Validate a numeric column against logical and domain-specific constraints.
This function performs diagnostic checks on a specified numeric column in a pandas DataFrame. It identifies values that fall outside an expected range or violate negative-value rules. The function does not modify the original DataFrame; instead, it returns a new DataFrame containing only the rows where violations occurred, along with a textual description of the issue found. This makes the function suitable for automated data validation pipelines, testing, and reporting.
Parameters
Name
Type
Description
Default
df
pandas.DataFrame
The input DataFrame containing the numeric column to check.
required
column
str
The name of the numeric column to be validated. The function will raise a KeyError if this column is not found in the DataFrame.
required
min_value
float
The minimum allowed value (inclusive).

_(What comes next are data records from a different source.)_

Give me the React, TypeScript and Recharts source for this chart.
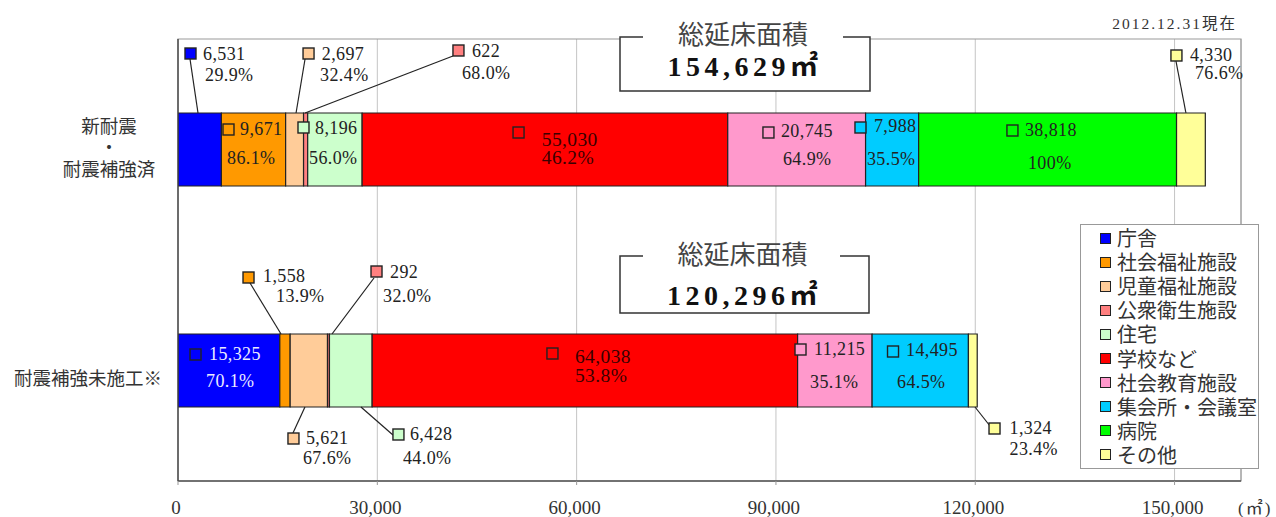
import React from 'react';
import {
  BarChart,
  Bar,
  XAxis,
  YAxis,
  CartesianGrid,
  ReferenceArea,
  LabelList,
  Legend,
} from 'recharts';

// ---- data -------------------------------------------------------------
const CATEGORIES = ['新耐震\n・\n耐震補強済', '耐震補強未施工※'];

const SERIES_NAMES = [
  '庁舎',
  '社会福祉施設',
  '児童福祉施設',
  '公衆衛生施設',
  '住宅',
  '学校など',
  '社会教育施設',
  '集会所・会議室',
  '病院',
  'その他',
];

const SERIES_COLORS = [
  '#0000FF',
  '#FF9900',
  '#FFCC99',
  '#FF8080',
  '#CCFFCC',
  '#FF0000',
  '#FF99CC',
  '#00CCFF',
  '#00FF00',
  '#FFFF99',
];

// floor area (㎡) per facility type
const AREA_RETROFITTED = [6531, 9671, 2697, 622, 8196, 55030, 20745, 7988, 38818, 4330];
const AREA_UNRETROFITTED = [15325, 1558, 5621, 292, 6428, 64038, 11215, 14495, 0, 1324];

// share (%) of each facility type's floor area
const SHARE_RETROFITTED = [29.9, 86.1, 32.4, 68.0, 56.0, 46.2, 64.9, 35.5, 100, 76.6];
const SHARE_UNRETROFITTED = [70.1, 13.9, 67.6, 32.0, 44.0, 53.8, 35.1, 64.5, 0, 23.4];

const TOTALS = [154629, 120296];
const TOTAL_TITLE = '総延床面積';
const AS_OF = '2012.12.31現在';
const UNIT = '(㎡)';

const X_TICKS = [0, 30000, 60000, 90000, 120000, 150000];
const X_MAX = 160000;

const AREAS = [AREA_RETROFITTED, AREA_UNRETROFITTED];
const SHARES = [SHARE_RETROFITTED, SHARE_UNRETROFITTED];

const chartData = CATEGORIES.map((name, r) => {
  const row: Record<string, string | number> = { name };
  SERIES_NAMES.forEach((_, s) => {
    row[`s${s}`] = AREAS[r][s];
  });
  return row;
});

// ---- label placement (offsets from a segment's left edge and the bar top) ----
type LabelSpec = {
  m: [number, number];
  v: [number, number];
  p: [number, number];
  lead?: [number, number, number, number];
};

const LABEL_LAYOUT: LabelSpec[][] = [
  [
    { m: [7, -65], v: [25, -59.5], p: [27, -38], lead: [12, -54, 20, 0] },
    { m: [1.6, 11], v: [18.6, 16], p: [5.6, 45] },
    { m: [17.4, -65], v: [36.1, -59.5], p: [34.4, -38], lead: [19.4, -54, 10.4, 0] },
    { m: [149.4, -68], v: [168.4, -62.3], p: [158.4, -40], lead: [149.4, -57, 1.5, 0] },
    { m: [-9.7, 9], v: [7.3, 15], p: [1.3, 45] },
    { m: [150.9, 14], v: [179.6, 26], p: [179.6, 44] },
    { m: [35.2, 14], v: [53.2, 18], p: [55.2, 46] },
    { m: [-10.6, 9], v: [8.4, 13], p: [1.4, 46] },
    { m: [88.3, 12], v: [106.3, 17], p: [109.3, 50] },
    { m: [-5.6, -63], v: [13.4, -58], p: [18.4, -40], lead: [-0.6, -52, 9.4, 0] },
  ],
  [
    { m: [12, 15], v: [31, 20], p: [28, 47] },
    { m: [-36.8, -62], v: [-16.8, -58], p: [-3.8, -38], lead: [-29.8, -51, 1.2, 0] },
    { m: [-2.2, 99], v: [15.8, 104], p: [12.8, 124], lead: [2.8, 99, 14.8, 73] },
    { m: [43.5, -68], v: [62.5, -62], p: [55.5, -38], lead: [46.5, -56, 4.5, 0] },
    { m: [63.5, 95], v: [80.5, 100], p: [73.5, 124], lead: [63.5, 101, 31.5, 73] },
    { m: [174.8, 14], v: [202.8, 22], p: [202.8, 41] },
    { m: [-2.6, 10], v: [16.4, 15], p: [12.4, 48] },
    { m: [15.4, 12], v: [33.9, 16], p: [24.9, 48] },
    { m: [15.2, -46], v: [34.6, -41], p: [25.6, -19], lead: [18.6, -35, -2.4, 0] },
    { m: [20.6, 89], v: [41.1, 94], p: [41.1, 115], lead: [6.6, 73, 21.6, 92] },
  ],
];

const SERIF = "'Liberation Serif', 'Noto Sans CJK JP', serif";
const SANS_JP = "'Noto Sans CJK JP', 'Noto Sans', sans-serif";

const fmtArea = (v: number) => v.toLocaleString('en-US');
const fmtShare = (v: number) => (v === 0 || v === 100 ? `${v}%` : `${v.toFixed(1)}%`);

const makeSegmentLabel = (s: number) => (props: any) => {
  const vb = props.viewBox ?? props;
  const row = props.index;
  const spec = LABEL_LAYOUT[row]?.[s];
  if (!spec || vb == null || vb.x == null) return null;
  const sx = vb.x;
  const ty = vb.y;
  const inverse = row === 1 && s === 0;
  const color = inverse ? '#ececff' : s === 5 ? '#3a0000' : '#222';
  const fs = s === 5 ? 19.5 : 18;
  return (
    <g>
      {spec.lead && (
        <line
          x1={sx + spec.lead[0]}
          y1={ty + spec.lead[1]}
          x2={sx + spec.lead[2]}
          y2={ty + spec.lead[3]}
          stroke="#222"
          strokeWidth={1.2}
        />
      )}
      <rect
        x={sx + spec.m[0]}
        y={ty + spec.m[1]}
        width={11}
        height={11}
        fill={SERIES_COLORS[s]}
        stroke="#222"
        strokeWidth={1.4}
      />
      <text
        x={sx + spec.v[0]}
        y={ty + spec.v[1]}
        dominantBaseline="central"
        fontFamily={SERIF}
        fontSize={fs}
        letterSpacing={0.4}
        fill={color}
      >
        {fmtArea(AREAS[row][s])}
      </text>
      <text
        x={sx + spec.p[0]}
        y={ty + spec.p[1]}
        dominantBaseline="central"
        fontFamily={SERIF}
        fontSize={fs}
        letterSpacing={0.4}
        fill={color}
      >
        {fmtShare(SHARES[row][s])}
      </text>
    </g>
  );
};

const CategoryTick = (props: any) => {
  const { x, y, payload } = props;
  const lines = String(payload.value).split('\n');
  if (lines.length > 1) {
    const cx = x - 69;
    const step = 21.5;
    const firstY = y - 3.5 - ((lines.length - 1) / 2) * step;
    return (
      <text
        x={cx}
        y={firstY}
        textAnchor="middle"
        dominantBaseline="central"
        fontFamily={SANS_JP}
        fontSize={18.5}
        fill="#333"
      >
        {lines.map((ln, i) => (
          <tspan key={i} x={cx} dy={i === 0 ? 0 : step}>
            {ln}
          </tspan>
        ))}
      </text>
    );
  }
  return (
    <text
      x={x - 16}
      y={y + 6.5}
      textAnchor="end"
      dominantBaseline="central"
      fontFamily={SANS_JP}
      fontSize={18.5}
      fill="#333"
    >
      {lines[0]}
    </text>
  );
};

const LegendBox = () => (
  <div
    style={{
      width: 179,
      height: 245,
      border: '1px solid #999',
      background: '#fff',
      boxSizing: 'border-box',
      paddingTop: 1,
    }}
  >
    {SERIES_NAMES.map((n, i) => (
      <div key={n} style={{ display: 'flex', alignItems: 'center', height: 24.1 }}>
        <span
          style={{
            display: 'inline-block',
            width: 11,
            height: 11,
            marginLeft: 19,
            background: SERIES_COLORS[i],
            border: '1.3px solid #222',
            boxSizing: 'border-box',
          }}
        />
        <span
          style={{
            display: 'block',
            marginLeft: 6,
            fontFamily: SANS_JP,
            fontSize: 20,
            lineHeight: '24px',
            height: 24,
            color: '#333',
            whiteSpace: 'nowrap',
          }}
        >
          {n}
        </span>
      </div>
    ))}
  </div>
);

// total floor-area callouts
const TotalBox = ({
  left,
  right,
  top,
  bottom,
  gapL,
  gapR,
  titleY,
  valueY,
  total,
}: {
  left: number;
  right: number;
  top: number;
  bottom: number;
  gapL: number;
  gapR: number;
  titleY: number;
  valueY: number;
  total: number;
}) => (
  <g>
    <path
      d={`M${gapL},${top} H${left} V${bottom} H${right} V${top} H${gapR}`}
      fill="#fff"
      stroke="#333"
      strokeWidth={1.5}
    />
    <text
      x={(left + right) / 2 - 2}
      y={titleY}
      textAnchor="middle"
      dominantBaseline="central"
      fontFamily={SANS_JP}
      fontSize={26}
      fill="#444"
    >
      {TOTAL_TITLE}
    </text>
    <text
      x={(left + right) / 2}
      y={valueY}
      textAnchor="middle"
      dominantBaseline="central"
      fontFamily={SERIF}
      fontSize={28}
      fontWeight="bold"
      letterSpacing={4.5}
      fill="#111"
    >
      {`${fmtArea(total)}㎡`}
    </text>
  </g>
);

export default function App() {
  return (
    <div style={{ position: 'absolute', left: 0, top: 0, width: 1276, height: 517, background: '#fff' }}>
      <BarChart
        width={1276}
        height={517}
        data={chartData}
        layout="vertical"
        margin={{ top: 39, right: 35, bottom: 6, left: 0 }}
        barSize={73}
      >
        <CartesianGrid horizontal={false} stroke="#c4c4c4" />
        <ReferenceArea x1={0} x2={X_MAX} fill="none" fillOpacity={0} stroke="#9a9a9a" strokeWidth={1.2} />
        <XAxis
          type="number"
          domain={[0, X_MAX]}
          ticks={X_TICKS}
          allowDataOverflow
          height={30}
          tickSize={4}
          tickMargin={16}
          tickFormatter={(v: number) => fmtArea(v)}
          tick={{ fontSize: 19, fill: '#333', fontFamily: SERIF, dx: -2 }}
          axisLine={{ stroke: '#555', strokeWidth: 1.3 }}
          tickLine={{ stroke: '#999' }}
        />
        <YAxis
          type="category"
          dataKey="name"
          width={178}
          tickSize={0}
          tickMargin={0}
          tickLine={false}
          axisLine={{ stroke: '#444', strokeWidth: 1.3 }}
          tick={CategoryTick}
        />
        <Legend
          layout="vertical"
          align="center"
          verticalAlign="middle"
          content={LegendBox}
          wrapperStyle={{ left: 1080, top: 224, width: 179, height: 245 }}
        />
        {SERIES_NAMES.map((name, s) => (
          <Bar
            key={name}
            dataKey={`s${s}`}
            name={name}
            stackId="area"
            fill={SERIES_COLORS[s]}
            stroke="#222"
            strokeWidth={1.2}
            isAnimationActive={false}
          >
            <LabelList content={makeSegmentLabel(s)} />
          </Bar>
        ))}
      </BarChart>
      <svg
        width={1276}
        height={517}
        style={{ position: 'absolute', left: 0, top: 0, pointerEvents: 'none' }}
      >
        <text
          x={1237}
          y={23}
          textAnchor="end"
          dominantBaseline="central"
          fontFamily={SERIF}
          fontSize={15.5}
          letterSpacing={2}
          fill="#333"
        >
          {AS_OF}
        </text>
        <text
          x={1238}
          y={508}
          dominantBaseline="central"
          fontFamily={SERIF}
          fontSize={17}
          letterSpacing={2}
          fill="#333"
        >
          {UNIT}
        </text>
        <TotalBox left={620} right={870} top={37} bottom={91} gapL={643} gapR={843} titleY={32} valueY={66} total={TOTALS[0]} />
        <TotalBox left={620} right={869} top={256} bottom={313} gapL={643} gapR={840} titleY={252} valueY={295} total={TOTALS[1]} />
      </svg>
    </div>
  );
}
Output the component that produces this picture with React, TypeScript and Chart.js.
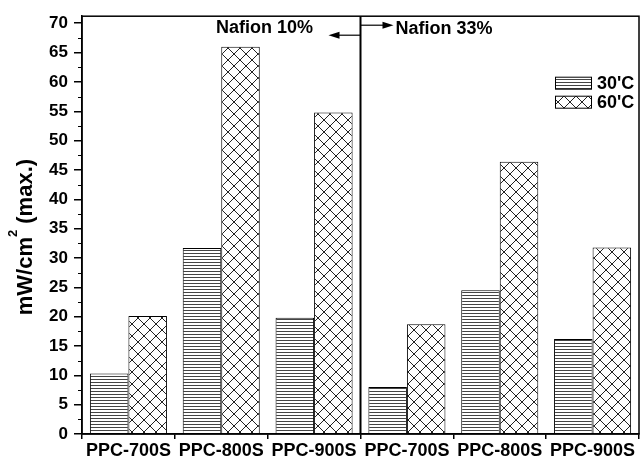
import { useEffect, useRef } from 'react';
import { Chart, registerables } from 'chart.js';

Chart.register(...registerables);

const categories = ['PPC-700S', 'PPC-800S', 'PPC-900S', 'PPC-700S', 'PPC-800S', 'PPC-900S'];
const groupLabels = ['Nafion 10%', 'Nafion 33%'];
const seriesLabels = ["30'C", "60'C"];
const values30 = [10.3, 31.7, 19.8, 8.0, 24.5, 16.2];
const values60 = [20.1, 66.0, 54.8, 18.7, 46.4, 31.8];
const yTicks = [0, 5, 10, 15, 20, 25, 30, 35, 40, 45, 50, 55, 60, 65, 70];
const yMinorTicks = [2.5, 7.5, 12.5, 17.5, 22.5, 27.5, 32.5, 37.5, 42.5, 47.5, 52.5, 57.5, 62.5, 67.5];
const yTitleParts = ['mW/cm', '2', ' (max.)'];

const FONT = '"Liberation Sans", Arial, Helvetica, sans-serif';

function makeHatch(): CanvasPattern | string {
  const c = document.createElement('canvas');
  c.width = 8;
  c.height = 3;
  const g = c.getContext('2d');
  if (!g) return '#fff';
  g.fillStyle = '#ffffff';
  g.fillRect(0, 0, 8, 3);
  g.fillStyle = '#444444';
  g.fillRect(0, 1, 8, 1);
  return g.createPattern(c, 'repeat') || '#fff';
}

function makeCross(): CanvasPattern | string {
  const s = 12;
  const c = document.createElement('canvas');
  c.width = s;
  c.height = s;
  const g = c.getContext('2d');
  if (!g) return '#fff';
  g.fillStyle = '#ffffff';
  g.fillRect(0, 0, s, s);
  g.strokeStyle = '#222222';
  g.lineWidth = 1;
  g.beginPath();
  g.moveTo(0, 0);
  g.lineTo(s, s);
  g.moveTo(s, 0);
  g.lineTo(0, s);
  g.stroke();
  return g.createPattern(c, 'repeat') || '#fff';
}

const decorPlugin = {
  id: 'decor',
  afterDatasetsDraw(chart: any) {
    const { ctx, chartArea, scales } = chart;
    const x = scales.x;
    const y = scales.y;
    ctx.save();
    // minor ticks
    ctx.strokeStyle = '#000';
    ctx.lineWidth = 1;
    ctx.beginPath();
    yMinorTicks.forEach((v) => {
      const py = Math.round(y.getPixelForValue(v)) + 0.5;
      ctx.moveTo(chartArea.left - 4, py);
      ctx.lineTo(chartArea.left, py);
    });
    ctx.stroke();
    // frame
    ctx.lineWidth = 1.5;
    ctx.strokeRect(chartArea.left, chartArea.top, chartArea.right - chartArea.left, chartArea.bottom - chartArea.top);
    // divider
    const div = (x.getPixelForValue(2) + x.getPixelForValue(3)) / 2;
    ctx.lineWidth = 2;
    ctx.beginPath();
    ctx.moveTo(div, chartArea.top);
    ctx.lineTo(div, chartArea.bottom);
    ctx.stroke();
    // arrows
    const arrow = (x0: number, x1: number, yy: number) => {
      ctx.lineWidth = 1.2;
      ctx.beginPath();
      ctx.moveTo(x0, yy);
      ctx.lineTo(x1 - Math.sign(x1 - x0) * 8, yy);
      ctx.stroke();
      ctx.beginPath();
      ctx.moveTo(x1, yy);
      ctx.lineTo(x1 - Math.sign(x1 - x0) * 11, yy - 3.5);
      ctx.lineTo(x1 - Math.sign(x1 - x0) * 11, yy + 3.5);
      ctx.closePath();
      ctx.fillStyle = '#000';
      ctx.fill();
    };
    arrow(div, div - 32, chartArea.top + 19);
    arrow(div, div + 33, chartArea.top + 9);
    // group labels
    ctx.fillStyle = '#000';
    ctx.font = `bold 18px ${FONT}`;
    ctx.textBaseline = 'middle';
    ctx.textAlign = 'center';
    ctx.fillText(groupLabels[0], div - 96, chartArea.top + 12);
    ctx.textAlign = 'left';
    ctx.fillText(groupLabels[1], div + 35, chartArea.top + 13);
    // legend
    const ds = chart.data.datasets;
    const lx = chartArea.right - 84;
    const rows = [chartArea.top + 67, chartArea.top + 86];
    ds.forEach((d: any, i: number) => {
      const ry = rows[i];
      ctx.fillStyle = d.backgroundColor;
      ctx.fillRect(lx, ry - 6, 36, 12);
      ctx.lineWidth = 1;
      ctx.strokeStyle = '#000';
      ctx.strokeRect(lx + 0.5, ry - 6, 36, 12);
      ctx.fillStyle = '#000';
      ctx.font = `bold 18px ${FONT}`;
      ctx.textAlign = 'left';
      ctx.textBaseline = 'middle';
      ctx.fillText(d.label, lx + 42, ry + 1);
    });
    // y-axis title (rotated, with superscript)
    const bigF = `bold 22px ${FONT}`;
    const smallF = `bold 13px ${FONT}`;
    ctx.font = bigF;
    const w1 = ctx.measureText(yTitleParts[0]).width;
    const w3 = ctx.measureText(yTitleParts[2]).width;
    ctx.font = smallF;
    const w2 = ctx.measureText(yTitleParts[1]).width;
    const total = w1 + w2 + w3;
    const cy = (chartArea.top + chartArea.bottom) / 2 + 12;
    ctx.translate(32, cy);
    ctx.rotate(-Math.PI / 2);
    ctx.textAlign = 'left';
    ctx.textBaseline = 'alphabetic';
    ctx.fillStyle = '#000';
    let px = -total / 2;
    ctx.font = bigF;
    ctx.fillText(yTitleParts[0], px, 0);
    px += w1;
    ctx.font = smallF;
    ctx.fillText(yTitleParts[1], px, -15);
    px += w2;
    ctx.font = bigF;
    ctx.fillText(yTitleParts[2], px, 0);
    ctx.restore();
  },
};

export default function App() {
  const ref = useRef<HTMLCanvasElement | null>(null);
  useEffect(() => {
    document.body.style.margin = '0';
    const canvas = ref.current;
    if (!canvas) return;
    const hatch = makeHatch();
    const cross = makeCross();
    const chart = new Chart(canvas, {
      type: 'bar',
      data: {
        labels: categories,
        datasets: [
          {
            label: seriesLabels[0],
            data: values30,
            backgroundColor: hatch as any,
            borderColor: '#000',
            borderWidth: 1,
            categoryPercentage: 0.83,
            barPercentage: 1.0,
          },
          {
            label: seriesLabels[1],
            data: values60,
            backgroundColor: cross as any,
            borderColor: '#000',
            borderWidth: 1,
            categoryPercentage: 0.83,
            barPercentage: 1.0,
          },
        ],
      },
      options: {
        animation: false,
        responsive: false,
        layout: { padding: { top: 14, right: 1, left: 0, bottom: 0 } },
        plugins: {
          legend: { display: false },
          tooltip: { enabled: false },
        },
        scales: {
          x: {
            type: 'category',
            offset: true,
            grid: { offset: true, drawOnChartArea: false, tickLength: 5, color: '#000', lineWidth: 1.5 },
            border: { display: true, color: '#000', width: 1.5 },
            ticks: {
              color: '#000',
              font: { family: FONT, size: 18, weight: 'bold' },
              padding: 1,
              maxRotation: 0,
              autoSkip: false,
            },
            afterFit: (s: any) => {
              s.height = 24;
            },
          },
          y: {
            min: 0,
            max: 71.2,
            afterBuildTicks: (s: any) => {
              s.ticks = yTicks.map((v) => ({ value: v }));
            },
            grid: { drawOnChartArea: false, tickLength: 8, color: '#000', lineWidth: 1.5 },
            border: { display: true, color: '#000', width: 1.5 },
            ticks: {
              color: '#000',
              font: { family: FONT, size: 17, weight: 'bold' },
              padding: 6,
            },
            title: { display: false },
            afterFit: (s: any) => {
              s.width = 82;
            },
          },
        },
      },
      plugins: [decorPlugin],
    });
    return () => chart.destroy();
  }, []);
  return (
    <div style={{ width: 640, height: 458 }}>
      <canvas ref={ref} width={640} height={458} style={{ display: 'block' }} />
    </div>
  );
}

If provided, any value in the column that is strictly less than this threshold is considered a violation.
None
max_value
float
The maximum allowed value (inclusive). If provided, any value in the column that is strictly greater than this threshold is considered a violation.
None
allow_negative
bool
When set to False, any negative numeric value will be treated as a violation, regardless of the specified min_value.
True
Returns
Name
Type
Description
pandas.DataFrame
A DataFrame containing all rows where at least one validation rule was broken. The returned DataFrame will contain all original columns plus an additional column named "violation_reason" describing the type of constraint that was violated. If the column contains no invalid values, an empty DataFrame is returned.
Raises
Name
Type
Description
KeyError
If the specified column is not present in the input DataFrame.
TypeError
If the specified column cannot be interpreted as numeric (e.g., contains non-numeric strings).